Un intreccio di potere e devozione si condensa nei bronzi argentati, negli ori e pietre preziose, nelle stoffe ricamate, pezzi unici esposti fino al 7 gennaio al Museo Marino Marini di Firenze. Un intreccio che rende onore a uno dei luoghi più importanti della storia dell’Occidente e non solo, la Terra Santa. Crocevia di culture e detentrici di un potere universale quelle terre sono forgiate da secoli di storia che oggi possiamo avvicinare attraverso i 108 oggetti esposti nell’antica chiesa di San Pancrazio, opere provenienti in larga parte dal Terra Sancta Museum di Gerusalemme: in mostra troviamo infatti capolavori di elevato pregio artistico mai esposti prima, doni di re e imperatori che a più riprese hanno voluto (talvolta forse dovuto) mostrare attraverso oggetti sacri di estremo valore e di pregiata manifattura la propria devozione e insieme il proprio potere. Riconosciamo così stemmi e visi che hanno segnato le sorti del mondo: l’aquila del Sacro Romano Impero e il giglio di Francia, il ritratto di Carlo III di Borbone e quello di Francesco I di Lorena.
Spazio di rilievo viene dato al Granducato di Toscana grazie alla presenza dell’Altare dei Medici che attualmente occupa uno dei luoghi simbolo della cristianità, la navata latina del Calvario. Di questo altare fa parte l’Ornamento di Ferdinando I, che in occasione di questa mostra è stato restaurato, e che conserva un dettaglio unico nel suo genere. Ideato nel 1588 e fuso nel 1590 da Frà Domenico Portigiani nel convento fiorentino di San Marco, contiene i sei prestigiosi pannelli decorativi dedicati alla narrazione della Passione di Cristo e un dossale scolpito a bassorilievo dal Giambologna. Ma la particolarità di questo pezzo risiede nella presenza, accanto alla corona granducale che troviamo agli angoli sopra le quattro armi medicee, del cappello cardinalizio che ci racconta come, nel momento in cui aveva commissionato l’Ornamento, Ferdinando I unisse sotto di sé i due titoli. Poco dopo, il 14 dicembre 1588, sceglierà di rinunciare a quello di cardinale per poter dare una discendenza alla famiglia.

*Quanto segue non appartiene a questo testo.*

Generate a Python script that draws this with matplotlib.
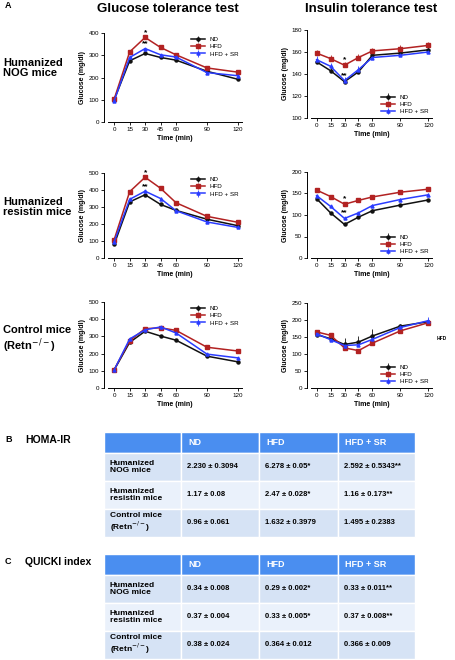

Se nella cripta al piano inferiore del museo si possono ammirare doni come questo di incredibile valore, non meno affascinante è la ricostruzione della lunga storia del luogo che troviamo al piano terra, partendo proprio dalla Cappella Rucellai che ha nella sua stessa architettura un legame speciale con il Santo Sepolcro, avendo Leon Battista Alberti realizzato l’opera come replica della basilica di Gerusalemme. In quegli spazi infatti ci viene raccontato lo stretto legame che unisce Firenze e la Toscana alla Terra Santa già a partire dalla prima Crociata quando Pazzino de’ Pazzi riportò a Firenze tre pietre del Santo Sepolcro, da lui ricevute come ricompensa per aver scalato le mura di Gerusalemme e così aperto la strada ai crociati. La tradizione vuole che, una volta giunte in Toscana, quelle stesse pietre fossero usate il sabato santo per accendere il fuoco benedetto nella Cattedrale che veniva poi distribuito ai fedeli, prima di vederle usate oggi, mutata la tradizione, per dare avvio allo Scoppio del Carro la mattina di Pasqua.